EDITORIAL - Wang-wang behavior
He’s praying for the public’s “patience and understanding,” Joseph Russell Ingco declared in a statement yesterday. If he had patience and understanding, Ingco wouldn’t find himself in the trouble he is in. Until early last night, police were still hunting down Ingco, who apparently was the person recorded on video grabbing and dragging along a traffic enforcer as he drove away in a blue Maserati Ghibli.
Jurve Adriatico, traffic enforcer of the Metropolitan Manila Development Authority, was punched in the face as he was dragged alongside the Maserati for several meters before Ingco let go. Adriatico suffered a broken nose from the beating.
Since there are reportedly only two blue Maserati Ghiblis sold in this country, it didn’t take long to locate the luxury vehicle, even with a cloth cover, parked in the garage of a condominium building in Quezon City. Ingco was nowhere to be found, but promised in his statement that he would surface.
He’s not the first owner of a luxury vehicle to subject a traffic enforcer to abuse. In August 2012, MMDA traffic constable Saturnino Fabros accosted Philip Morris executive Robert Blair Carabuena for beating a red light while driving a green Volvo in Quezon City. Carabuena, with his brother beside him, was shown on video berating Fabros and slapping him around.
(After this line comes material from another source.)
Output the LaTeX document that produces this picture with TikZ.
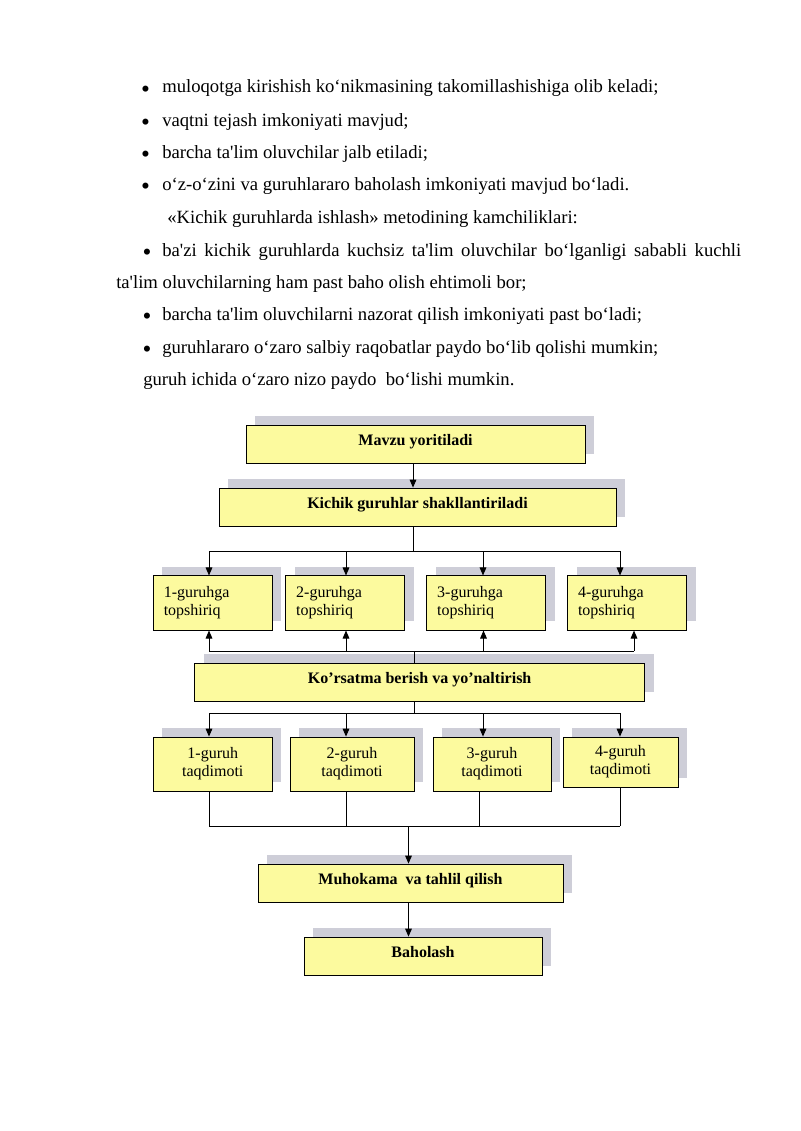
\documentclass[tikz,border=0pt]{standalone}
\usepackage{fontspec}
\setmainfont{Liberation Serif}[Ligatures=TeXOff]
\usetikzlibrary{arrows.meta,shadows}
\definecolor{boxfill}{RGB}{252,250,158}
\definecolor{shadowc}{RGB}{206,206,216}
\tikzset{
  txt/.style={inner sep=0pt, font=\fontsize{14}{16}\selectfont, anchor=base west},
  bul/.style={inner sep=0pt, font=\fontsize{19}{19}\selectfont, anchor=base, yshift=-3.3pt},
  bx/.style={draw=black, line width=0.6pt, fill=boxfill, inner sep=0pt,
    general shadow={fill=shadowc, shadow xshift=6.75pt, shadow yshift=6.75pt}},
  bar/.style={bx, minimum height=28.5pt, font=\fontsize{12}{14}\selectfont\bfseries,
    text height=8.5pt, text depth=6.5pt},
  grpa/.style={bx, minimum height=40.7pt, text width=73.5pt, align=left,
    font=\fontsize{12}{13.5}\selectfont},
  grpb/.style={bx, align=center, font=\fontsize{12}{13.5}\selectfont},
  ln/.style={line width=0.7pt},
  arr/.style={line width=0.7pt, -{Triangle[length=6pt,width=5pt]}}
}
\begin{document}
\begin{tikzpicture}[x=0.75pt,y=-0.75pt]
\useasboundingbox[fill=white] (0,0) rectangle (800,1131);
% body text
\node[bul] (b1) at (145.5,93) {•};
\node[txt] (l1) at (162,93) {muloqotga kirishish ko‘nikmasining takomillashishiga olib keladi;};
\node[bul] (b2) at (145.5,126) {•};
\node[txt] (l2) at (162,126) {vaqtni tejash imkoniyati mavjud;};
\node[bul] (b3) at (145.5,158) {•};
\node[txt] (l3) at (162,158) {barcha ta'lim oluvchilar jalb etiladi;};
\node[bul] (b4) at (145.5,190) {•};
\node[txt] (l4) at (162,190) {o‘z-o‘zini va guruhlararo baholash imkoniyati mavjud bo‘ladi.};
\node[txt] (l5) at (167,223) {«Kichik guruhlarda ishlash» metodining kamchiliklari:};
\node[bul] (b6) at (147,256) {•};
\node[txt] (l6) at (162,256) {\hbox to 434.25pt{ba'zi kichik guruhlarda kuchsiz ta'lim oluvchilar bo‘lganligi sababli kuchli}};
\node[txt] (l7) at (116,288) {ta'lim oluvchilarning ham past baho olish ehtimoli bor;};
\node[bul] (b8) at (147,320) {•};
\node[txt] (l8) at (162,320) {barcha ta'lim oluvchilarni nazorat qilish imkoniyati past bo‘ladi;};
\node[bul] (b9) at (147,353) {•};
\node[txt] (l9) at (162,353) {guruhlararo o‘zaro salbiy raqobatlar paydo bo‘lib qolishi mumkin;};
\node[txt] (l10) at (143,385) {guruh ichida o‘zaro nizo paydo\ \ bo‘lishi mumkin.};
% diagram boxes
\node[bar, minimum width=254.25pt] (mavzu) at (415.5,444) {Mavzu yoritiladi};
\node[bar, minimum width=297.75pt] (kichik) at (417.5,507) {Kichik guruhlar shakllantiriladi};
\node[grpa, minimum width=89.6pt] (r1a) at (212.75,603) {1-guruhga\\topshiriq};
\node[grpa, minimum width=89.25pt] (r1b) at (345.2,603) {2-guruhga\\topshiriq};
\node[grpa, minimum width=89.25pt] (r1c) at (486.2,603) {3-guruhga\\topshiriq};
\node[grpa, minimum width=89.25pt] (r1d) at (627,603) {4-guruhga\\topshiriq};
\node[bar, minimum width=337.5pt] (kors) at (419.6,682) {Ko’rsatma berish va yo’naltirish};
\node[grpb, minimum width=89.6pt, minimum height=40.5pt] (r2a) at (212.75,764) {1-guruh\\taqdimoti};
\node[grpb, minimum width=93pt, minimum height=40.5pt] (r2b) at (352,764) {2-guruh\\taqdimoti};
\node[grpb, minimum width=88.5pt, minimum height=40.5pt] (r2c) at (492,764) {3-guruh\\taqdimoti};
\node[grpb, minimum width=86.25pt, minimum height=37.5pt] (r2d) at (620.5,762) {4-guruh\\taqdimoti};
\node[bar, minimum width=228.75pt] (muh) at (410.5,883) {Muhokama\ \ va tahlil qilish};
\node[bar, minimum width=178.5pt] (bah) at (423,956) {Baholash};
% junction coordinates
\coordinate (ha) at (209,551); \coordinate (hb) at (346,551);
\coordinate (hc) at (483,551); \coordinate (hd) at (620,551);
\coordinate (hk) at (413,551);
\coordinate (ua) at (209,651); \coordinate (ub) at (346,651);
\coordinate (uc) at (483.5,651); \coordinate (ud) at (634,651);
\coordinate (uk) at (414,651);
\coordinate (da) at (209,713); \coordinate (db) at (346,713);
\coordinate (dc) at (483,713); \coordinate (dd) at (620,713);
\coordinate (dk) at (414,713);
\coordinate (ba) at (209,826); \coordinate (bb) at (346,826);
\coordinate (bc) at (479,826); \coordinate (bd) at (620,826);
\coordinate (bm) at (408.5,826);
% connectors
\draw[arr] (mavzu.south -| hk) -- (kichik.north -| hk);
\draw[ln] (kichik.south -| hk) -- (hk);
\draw[ln] (ha) -- (hd);
\draw[arr] (ha) -- (r1a.north -| ha);
\draw[arr] (hb) -- (r1b.north -| hb);
\draw[arr] (hc) -- (r1c.north -| hc);
\draw[arr] (hd) -- (r1d.north -| hd);
\draw[ln] (kors.north -| uk) -- (uk);
\draw[ln] (ua) -- (ud);
\draw[arr] (ua) -- (r1a.south -| ua);
\draw[arr] (ub) -- (r1b.south -| ub);
\draw[arr] (uc) -- (r1c.south -| uc);
\draw[arr] (ud) -- (r1d.south -| ud);
\draw[ln] (kors.south -| dk) -- (dk);
\draw[ln] (da) -- (dd);
\draw[arr] (da) -- (r2a.north -| da);
\draw[arr] (db) -- (r2b.north -| db);
\draw[arr] (dc) -- (r2c.north -| dc);
\draw[arr] (dd) -- (r2d.north -| dd);
\draw[ln] (r2a.south -| ba) -- (ba);
\draw[ln] (r2b.south -| bb) -- (bb);
\draw[ln] (r2c.south -| bc) -- (bc);
\draw[ln] (r2d.south -| bd) -- (bd);
\draw[ln] (ba) -- (bd);
\draw[arr] (bm) -- (muh.north -| bm);
\draw[arr] (muh.south -| bm) -- (bah.north -| bm);
\end{tikzpicture}
\end{document}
Ingco won’t be the last to think that anyone wealthy enough to afford an expensive car has a license to break traffic rules, until authorities show that such behavior does not go unpunished in this country. If the MMDA wants to serve the public well, it should support its enforcers and discourage them from accepting out-of-court settlements for being subjected to abuse.
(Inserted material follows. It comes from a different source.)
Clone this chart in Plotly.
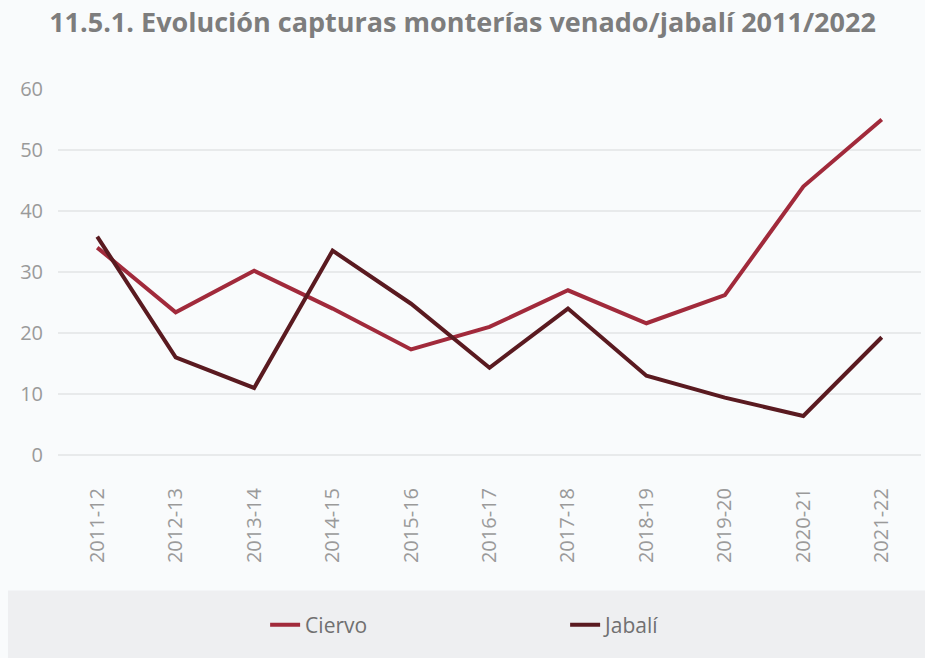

Elsewhere in the world, even celebrities and prominent government officials end up behind bars, pay fines and apologize publicly for such arrogant, abusive behavior. The same thing must be done in the Philippines if we want the rule of law to prevail. Punishment befitting the crime must be rendered, even if the suspect is a VIP who owns a Maserati.
This is not a simple case of traffic violation; Adriatico is a victim of physical injuries and assault on a person in authority. He is a victim of the wang-wang mentality, taken to a violent extreme. There is supposed to be no place for this in the daang matuwid administration.